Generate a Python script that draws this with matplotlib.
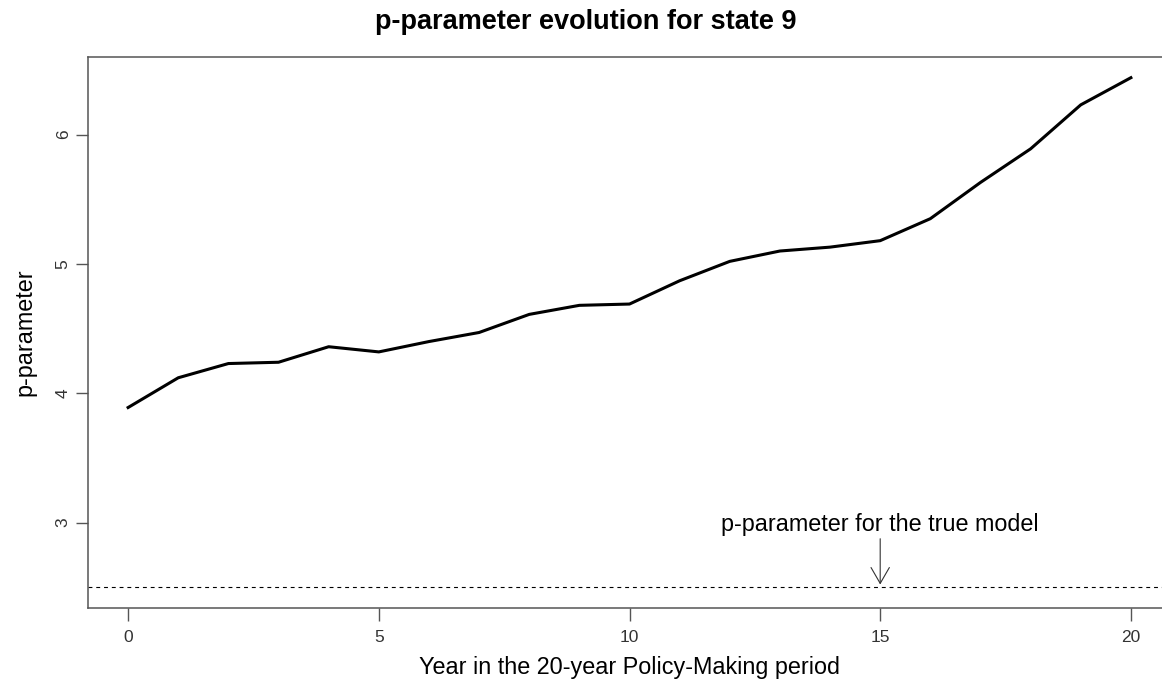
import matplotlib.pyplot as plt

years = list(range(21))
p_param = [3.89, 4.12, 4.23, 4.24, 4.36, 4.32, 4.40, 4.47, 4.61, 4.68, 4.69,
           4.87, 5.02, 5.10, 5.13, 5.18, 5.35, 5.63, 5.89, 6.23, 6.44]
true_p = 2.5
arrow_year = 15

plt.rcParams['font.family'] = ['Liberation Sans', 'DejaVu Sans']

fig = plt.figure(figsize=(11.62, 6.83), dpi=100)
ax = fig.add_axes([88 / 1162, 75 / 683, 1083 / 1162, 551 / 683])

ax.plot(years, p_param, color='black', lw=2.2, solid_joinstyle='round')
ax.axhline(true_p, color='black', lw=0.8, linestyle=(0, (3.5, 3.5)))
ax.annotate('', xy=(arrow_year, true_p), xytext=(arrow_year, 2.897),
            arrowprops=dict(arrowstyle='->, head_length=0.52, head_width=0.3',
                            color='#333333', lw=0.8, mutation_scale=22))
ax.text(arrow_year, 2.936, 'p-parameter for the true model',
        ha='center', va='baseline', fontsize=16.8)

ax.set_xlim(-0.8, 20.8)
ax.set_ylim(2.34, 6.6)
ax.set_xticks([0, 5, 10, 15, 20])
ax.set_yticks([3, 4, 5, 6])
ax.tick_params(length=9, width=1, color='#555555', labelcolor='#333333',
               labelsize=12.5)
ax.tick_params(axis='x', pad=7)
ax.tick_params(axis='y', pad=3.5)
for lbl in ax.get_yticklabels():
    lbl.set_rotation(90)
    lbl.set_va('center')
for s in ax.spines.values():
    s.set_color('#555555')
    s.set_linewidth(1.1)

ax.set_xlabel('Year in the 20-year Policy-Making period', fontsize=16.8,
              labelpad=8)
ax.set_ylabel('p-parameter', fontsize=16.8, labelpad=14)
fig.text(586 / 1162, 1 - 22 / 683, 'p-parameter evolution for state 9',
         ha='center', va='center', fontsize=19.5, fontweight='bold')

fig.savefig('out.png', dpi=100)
********
__Exercise directions__. Copy each line above precisely, dropping the pictures.

__Result for this task__.
Generate a Python script that draws this with matplotlib.
import matplotlib.pyplot as plt

years = list(range(21))
p_param = [3.89, 4.12, 4.23, 4.24, 4.36, 4.32, 4.40, 4.47, 4.61, 4.68, 4.69,
           4.87, 5.02, 5.10, 5.13, 5.18, 5.35, 5.63, 5.89, 6.23, 6.44]
true_p = 2.5
arrow_year = 15

plt.rcParams['font.family'] = ['Liberation Sans', 'DejaVu Sans']

fig = plt.figure(figsize=(11.62, 6.83), dpi=100)
ax = fig.add_axes([88 / 1162, 75 / 683, 1083 / 1162, 551 / 683])

ax.plot(years, p_param, color='black', lw=2.2, solid_joinstyle='round')
ax.axhline(true_p, color='black', lw=0.8, linestyle=(0, (3.5, 3.5)))
ax.annotate('', xy=(arrow_year, true_p), xytext=(arrow_year, 2.897),
            arrowprops=dict(arrowstyle='->, head_length=0.52, head_width=0.3',
                            color='#333333', lw=0.8, mutation_scale=22))
ax.text(arrow_year, 2.936, 'p-parameter for the true model',
        ha='center', va='baseline', fontsize=16.8)

ax.set_xlim(-0.8, 20.8)
ax.set_ylim(2.34, 6.6)
ax.set_xticks([0, 5, 10, 15, 20])
ax.set_yticks([3, 4, 5, 6])
ax.tick_params(length=9, width=1, color='#555555', labelcolor='#333333',
               labelsize=12.5)
ax.tick_params(axis='x', pad=7)
ax.tick_params(axis='y', pad=3.5)
for lbl in ax.get_yticklabels():
    lbl.set_rotation(90)
    lbl.set_va('center')
for s in ax.spines.values():
    s.set_color('#555555')
    s.set_linewidth(1.1)

ax.set_xlabel('Year in the 20-year Policy-Making period', fontsize=16.8,
              labelpad=8)
ax.set_ylabel('p-parameter', fontsize=16.8, labelpad=14)
fig.text(586 / 1162, 1 - 22 / 683, 'p-parameter evolution for state 9',
         ha='center', va='center', fontsize=19.5, fontweight='bold')

fig.savefig('out.png', dpi=100)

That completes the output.